- [SUPPLIED DATA]
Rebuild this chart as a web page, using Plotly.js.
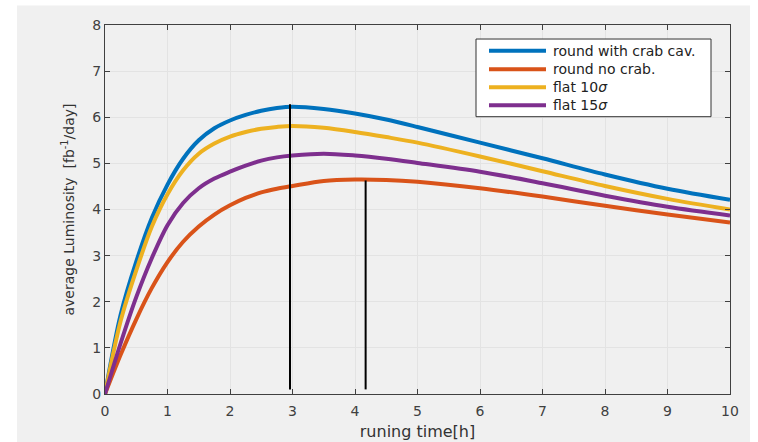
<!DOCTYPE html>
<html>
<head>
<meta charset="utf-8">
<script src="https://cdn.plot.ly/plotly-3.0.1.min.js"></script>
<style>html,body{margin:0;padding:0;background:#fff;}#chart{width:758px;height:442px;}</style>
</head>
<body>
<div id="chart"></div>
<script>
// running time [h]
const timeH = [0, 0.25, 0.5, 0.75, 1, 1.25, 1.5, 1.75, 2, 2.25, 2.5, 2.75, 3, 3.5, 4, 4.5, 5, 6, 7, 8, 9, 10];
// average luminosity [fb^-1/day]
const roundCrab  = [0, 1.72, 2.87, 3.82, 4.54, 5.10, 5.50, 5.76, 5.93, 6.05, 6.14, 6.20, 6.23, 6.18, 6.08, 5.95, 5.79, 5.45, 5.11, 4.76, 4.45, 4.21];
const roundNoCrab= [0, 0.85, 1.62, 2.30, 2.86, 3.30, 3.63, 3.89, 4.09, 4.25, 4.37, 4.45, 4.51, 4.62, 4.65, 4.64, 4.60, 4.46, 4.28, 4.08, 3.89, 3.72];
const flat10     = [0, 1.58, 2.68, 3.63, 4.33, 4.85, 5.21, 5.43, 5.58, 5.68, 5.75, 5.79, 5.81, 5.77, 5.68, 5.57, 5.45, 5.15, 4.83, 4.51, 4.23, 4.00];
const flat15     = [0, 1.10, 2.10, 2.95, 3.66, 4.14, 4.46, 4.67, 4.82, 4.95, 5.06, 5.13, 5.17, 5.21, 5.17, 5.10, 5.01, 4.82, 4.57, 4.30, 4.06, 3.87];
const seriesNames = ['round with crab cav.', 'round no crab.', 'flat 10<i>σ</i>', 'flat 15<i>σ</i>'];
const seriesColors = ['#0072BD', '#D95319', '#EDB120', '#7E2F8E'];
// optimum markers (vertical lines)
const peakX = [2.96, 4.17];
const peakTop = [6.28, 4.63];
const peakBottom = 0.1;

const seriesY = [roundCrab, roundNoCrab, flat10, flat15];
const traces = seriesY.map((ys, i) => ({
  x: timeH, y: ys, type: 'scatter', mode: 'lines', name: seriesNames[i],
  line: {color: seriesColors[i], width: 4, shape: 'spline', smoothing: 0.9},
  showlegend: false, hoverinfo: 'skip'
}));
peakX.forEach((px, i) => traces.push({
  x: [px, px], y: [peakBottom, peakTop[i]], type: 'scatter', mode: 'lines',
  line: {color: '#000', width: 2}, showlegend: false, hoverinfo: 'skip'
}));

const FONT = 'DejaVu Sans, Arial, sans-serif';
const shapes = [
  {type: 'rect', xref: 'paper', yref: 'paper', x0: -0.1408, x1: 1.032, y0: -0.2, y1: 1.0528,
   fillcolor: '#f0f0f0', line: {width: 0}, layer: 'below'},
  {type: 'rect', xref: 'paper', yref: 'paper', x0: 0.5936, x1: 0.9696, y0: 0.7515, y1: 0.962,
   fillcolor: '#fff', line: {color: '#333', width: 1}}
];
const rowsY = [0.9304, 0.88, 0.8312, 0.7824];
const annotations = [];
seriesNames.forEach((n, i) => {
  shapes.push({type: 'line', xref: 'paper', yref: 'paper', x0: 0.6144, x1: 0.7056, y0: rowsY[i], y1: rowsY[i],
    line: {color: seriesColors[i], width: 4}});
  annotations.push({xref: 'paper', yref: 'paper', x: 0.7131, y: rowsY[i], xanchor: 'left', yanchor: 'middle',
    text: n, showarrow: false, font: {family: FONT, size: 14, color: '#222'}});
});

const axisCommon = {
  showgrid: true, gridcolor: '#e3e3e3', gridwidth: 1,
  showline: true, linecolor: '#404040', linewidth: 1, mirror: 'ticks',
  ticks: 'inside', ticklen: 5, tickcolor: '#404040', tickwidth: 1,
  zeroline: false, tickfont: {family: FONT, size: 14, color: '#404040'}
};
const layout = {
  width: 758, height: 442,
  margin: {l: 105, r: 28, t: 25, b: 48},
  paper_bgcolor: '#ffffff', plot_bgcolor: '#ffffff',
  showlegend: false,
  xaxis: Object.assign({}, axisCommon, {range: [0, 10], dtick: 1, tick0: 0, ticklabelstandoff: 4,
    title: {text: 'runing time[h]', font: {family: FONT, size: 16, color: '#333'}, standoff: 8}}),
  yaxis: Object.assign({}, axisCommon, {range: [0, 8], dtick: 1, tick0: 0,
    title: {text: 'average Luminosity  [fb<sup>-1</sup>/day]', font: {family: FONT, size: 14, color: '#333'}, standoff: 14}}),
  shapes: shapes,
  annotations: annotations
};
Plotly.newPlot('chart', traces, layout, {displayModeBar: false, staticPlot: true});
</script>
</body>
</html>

- [THE PROBLEM]
Repeat the lines of the listing above verbatim, beginning at its first line and ending at the line containing "const peakBottom = 0.1;", which is included. Omit pictures.

- [SOLUTION TO THE PROBLEM]
Rebuild this chart as a web page, using Plotly.js.
<!DOCTYPE html>
<html>
<head>
<meta charset="utf-8">
<script src="https://cdn.plot.ly/plotly-3.0.1.min.js"></script>
<style>html,body{margin:0;padding:0;background:#fff;}#chart{width:758px;height:442px;}</style>
</head>
<body>
<div id="chart"></div>
<script>
// running time [h]
const timeH = [0, 0.25, 0.5, 0.75, 1, 1.25, 1.5, 1.75, 2, 2.25, 2.5, 2.75, 3, 3.5, 4, 4.5, 5, 6, 7, 8, 9, 10];
// average luminosity [fb^-1/day]
const roundCrab  = [0, 1.72, 2.87, 3.82, 4.54, 5.10, 5.50, 5.76, 5.93, 6.05, 6.14, 6.20, 6.23, 6.18, 6.08, 5.95, 5.79, 5.45, 5.11, 4.76, 4.45, 4.21];
const roundNoCrab= [0, 0.85, 1.62, 2.30, 2.86, 3.30, 3.63, 3.89, 4.09, 4.25, 4.37, 4.45, 4.51, 4.62, 4.65, 4.64, 4.60, 4.46, 4.28, 4.08, 3.89, 3.72];
const flat10     = [0, 1.58, 2.68, 3.63, 4.33, 4.85, 5.21, 5.43, 5.58, 5.68, 5.75, 5.79, 5.81, 5.77, 5.68, 5.57, 5.45, 5.15, 4.83, 4.51, 4.23, 4.00];
const flat15     = [0, 1.10, 2.10, 2.95, 3.66, 4.14, 4.46, 4.67, 4.82, 4.95, 5.06, 5.13, 5.17, 5.21, 5.17, 5.10, 5.01, 4.82, 4.57, 4.30, 4.06, 3.87];
const seriesNames = ['round with crab cav.', 'round no crab.', 'flat 10<i>σ</i>', 'flat 15<i>σ</i>'];
const seriesColors = ['#0072BD', '#D95319', '#EDB120', '#7E2F8E'];
// optimum markers (vertical lines)
const peakX = [2.96, 4.17];
const peakTop = [6.28, 4.63];
const peakBottom = 0.1;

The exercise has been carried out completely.